The Single Best Thing You Can Do To Improve Your Strategic Planning.

Stop writing your strategy in vague, ambiguous, weasely language!

For some reason using corporate-speak (also known as weasel words) to communicate strategy has become common practice. People bandy about words like efficiency, effectiveness, quality, innovation, diversity, engagement, and sustainability as if they have a universal meaning. The problem is that these words actually have very many different meanings depending on the context.  And unfortunately, in the absence of a defined meaning, people interpret the words based on their own experience and assumptions – or, even worse, just disengage.

So why do people who develop strategy think they need to use weasel words? In my experience, it is usually one or all of the following four reasons:

  • They believe it’s inspirational: some leaders think that writing strategy with goals that include words like innovative, excellence and world-class are going to inspire their employees to charge forth to be those things. But what exactly do those things really look like in your company and how will you know when you get there?
  • Desire to “get ‘er done”: it takes time (sometimes lots) to get a group of leaders together to debate what it is they want to achieve, not just do, and then write it in a way that everyone can understand.
  • Fear of judgment: when leaders write in vague language, they don’t have to put a stake in the ground and truly say what it is they want to achieve. And if they don’t state exactly what they want to achieve, they certainly can’t ever be held accountable for not delivering on it.
  • Unaware of alternative: when a bad habit becomes common practice, people just tend to keep doing the same thing and ignore the risks of having goals that no one can truly understand or measure.

Do you have another reason I missed?

I first came across the term weasel word when I started following Stacey Barr, the performance specialist expert from Australia.   She discovered that weasel words within strategy were causing many of the performance measurement struggles people were having in their organizations. The words blur the understanding of what the organization is trying to achieve, and if you are not clear on what you are trying to achieve, then you will have real trouble measuring it!

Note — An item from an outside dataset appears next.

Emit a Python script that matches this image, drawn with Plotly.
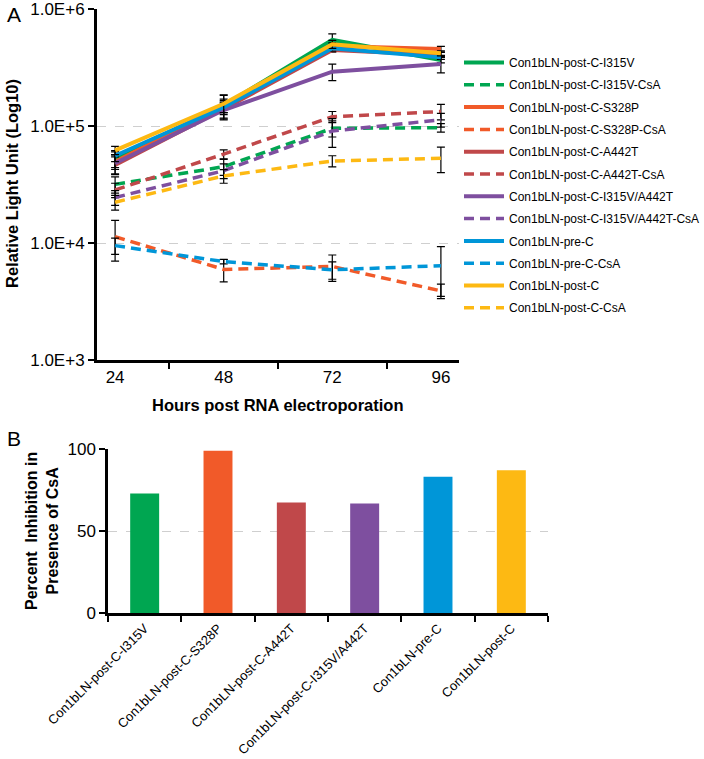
import plotly.graph_objects as go

# ---------------- data ----------------
hours = ["24", "48", "72", "96"]

series_names = [
    "Con1bLN-post-C-I315V", "Con1bLN-post-C-I315V-CsA",
    "Con1bLN-post-C-S328P", "Con1bLN-post-C-S328P-CsA",
    "Con1bLN-post-C-A442T", "Con1bLN-post-C-A442T-CsA",
    "Con1bLN-post-C-I315V/A442T", "Con1bLN-post-C-I315V/A442T-CsA",
    "Con1bLN-pre-C", "Con1bLN-pre-C-CsA",
    "Con1bLN-post-C", "Con1bLN-post-C-CsA",
]

i315v = [52000, 150000, 544000, 366000]
i315v_err = [8000, 20000, 70000, 20000]
i315v_csa = [31700, 44900, 95500, 96800]
i315v_csa_err = [5000, 7000, 15000, 8000]
s328p = [49500, 148000, 483000, 455000]
s328p_err = [7000, 35000, 30000, 25000]
s328p_csa = [11300, 5950, 6300, 3900]
s328p_csa_err = [4300, 1300, 1600, 550]
a442t = [46400, 140000, 447000, 405000]
a442t_err = [8000, 25000, 20000, 20000]
a442t_csa = [28400, 57500, 120000, 133000]
a442t_csa_err = [4000, 5000, 13000, 20000]
dbl = [48000, 137000, 291000, 339000]
dbl_err = [9000, 20000, 47000, 55000]
dbl_csa = [24500, 41500, 90600, 113000]
dbl_csa_err = [3500, 6000, 25000, 15000]
prec = [55700, 145000, 462000, 386000]
prec_err = [6000, 15000, 25000, 15000]
prec_csa = [9500, 6930, 5900, 6400]
prec_csa_err = [1500, 300, 1000, 2900]
postc = [62000, 155000, 500000, 418000]
postc_err = [5000, 30000, 40000, 20000]
postc_csa = [22300, 37400, 50200, 53000]
postc_csa_err = [3200, 5000, 5500, 13000]

y_tickvals = [1e3, 1e4, 1e5, 1e6]
y_ticktext = ["1.0E+3", "1.0E+4", "1.0E+5", "1.0E+6"]

bar_categories = ["Con1bLN-post-C-I315V", "Con1bLN-post-C-S328P", "Con1bLN-post-C-A442T",
                  "Con1bLN-post-C-I315V/A442T", "Con1bLN-pre-C", "Con1bLN-post-C"]
inhibition = [72.9, 99.0, 67.4, 66.8, 83.1, 87.0]

# ---------------- styles ----------------
GREEN = "#00a651"
ORANGE = "#f15a29"
RED = "#c0484a"
PURPLE = "#7e4f9f"
BLUE = "#0096d8"
YELLOW = "#fdb913"
FONT = "Liberation Sans, Arial, sans-serif"

series_values = [i315v, i315v_csa, s328p, s328p_csa, a442t, a442t_csa,
                 dbl, dbl_csa, prec, prec_csa, postc, postc_csa]
series_errs = [i315v_err, i315v_csa_err, s328p_err, s328p_csa_err, a442t_err, a442t_csa_err,
               dbl_err, dbl_csa_err, prec_err, prec_csa_err, postc_err, postc_csa_err]
series_colors = [GREEN, GREEN, ORANGE, ORANGE, RED, RED, PURPLE, PURPLE, BLUE, BLUE, YELLOW, YELLOW]

fig = go.Figure()

for i, (nm, vals, errs, col) in enumerate(zip(series_names, series_values, series_errs, series_colors)):
    dashed = nm.endswith("CsA")
    fig.add_trace(go.Scatter(
        x=hours, y=vals, name=nm, mode="lines",
        line=dict(color=col, width=3.5 if dashed else 4, dash="10px,6px" if dashed else "solid"),
        error_y=dict(type="data", array=errs, visible=True, color="black", thickness=1.2, width=4),
        legendgroup=nm,
        xaxis="x", yaxis="y",
    ))

fig.add_trace(go.Bar(
    x=bar_categories, y=inhibition,
    marker=dict(color=[GREEN, ORANGE, RED, PURPLE, BLUE, YELLOW], line=dict(width=0)),
    showlegend=False, xaxis="x2", yaxis="y2",
))

W, H = 704, 759


def px_x(p):
    return p / W


def px_y(p):
    return 1 - p / H


axis_common = dict(showline=True, linecolor="black", ticks="outside", tickcolor="black",
                   tickwidth=2, ticklen=6, automargin=False, ticklabeloverflow="allow",
                   tickfont=dict(family=FONT, size=17, color="black"))

fig.update_layout(
    width=W, height=H,
    margin=dict(l=0, r=0, t=0, b=0, autoexpand=False),
    paper_bgcolor="white", plot_bgcolor="white",
    font=dict(family=FONT, color="black"),
    bargap=0.605,
    xaxis=dict(domain=[px_x(97), px_x(459)], anchor="y", type="category",
               tickson="boundaries", showgrid=False, linewidth=3, **axis_common),
    yaxis=dict(domain=[px_y(360), px_y(9)], anchor="x", type="log", range=[3, 6],
               tickvals=y_tickvals, ticktext=y_ticktext, showgrid=True,
               gridcolor="#cfcfcf", griddash="dash", gridwidth=1, linewidth=3, **axis_common),
    xaxis2=dict(domain=[px_x(108), px_x(548)], anchor="y2", type="category",
                tickson="boundaries", showgrid=False, linewidth=2.5, tickangle=-45,
                **{k: v for k, v in axis_common.items() if k != "tickfont"},
                tickfont=dict(family=FONT, size=13, color="black")),
    yaxis2=dict(domain=[px_y(613), px_y(449)], anchor="x2", range=[0, 100],
                tickvals=[0, 50, 100], showgrid=True, gridcolor="#cfcfcf", griddash="dash",
                gridwidth=1, linewidth=2.5, zeroline=False, **axis_common),
    legend=dict(x=px_x(459), y=px_y(48), xanchor="left", yanchor="top",
                traceorder="grouped", tracegroupgap=3.3, bgcolor="rgba(0,0,0,0)",
                font=dict(family=FONT, size=12, color="black"), itemwidth=40),
    annotations=[
        dict(text="A", x=px_x(14), y=px_y(15), xref="paper", yref="paper", showarrow=False,
             xanchor="center", yanchor="middle", font=dict(family=FONT, size=21, color="black")),
        dict(text="B", x=px_x(14), y=px_y(438), xref="paper", yref="paper", showarrow=False,
             xanchor="center", yanchor="middle", font=dict(family=FONT, size=21, color="black")),
        dict(text="<b>Relative Light Unit (Log10)</b>", x=px_x(12), y=px_y(184), xref="paper",
             yref="paper", showarrow=False, textangle=-90, xanchor="center", yanchor="middle",
             font=dict(family=FONT, size=16.5, color="black")),
        dict(text="<b>Hours post RNA electroporation</b>", x=px_x(278), y=px_y(405), xref="paper",
             yref="paper", showarrow=False, xanchor="center", yanchor="middle",
             font=dict(family=FONT, size=16.5, color="black")),
        dict(text="<b>Percent\u00a0 Inhibition in<br>Presence of CsA</b>", x=px_x(42), y=px_y(531),
             xref="paper", yref="paper", showarrow=False, textangle=-90,
             xanchor="center", yanchor="middle",
             font=dict(family=FONT, size=16, color="black")),
    ],
)

fig.write_html("out.html", config={"displayModeBar": False},
               post_script="document.body.style.margin='0';")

So what is the alternative? Give your corporate–speak goal a well-defined result statement to go with it, and make sure you write it in language that a Grade 5 student can understand.

Here is an example:

Goal: Enhance supply reliability and quality

Translated performance result to go with it for one energy company:

  • Customers experience uninterrupted supply
  • Customers’ equipment is not damaged by voltage fluctuations

De-weaseling your goals is the single most important thing you can do to improve your strategy and its execution!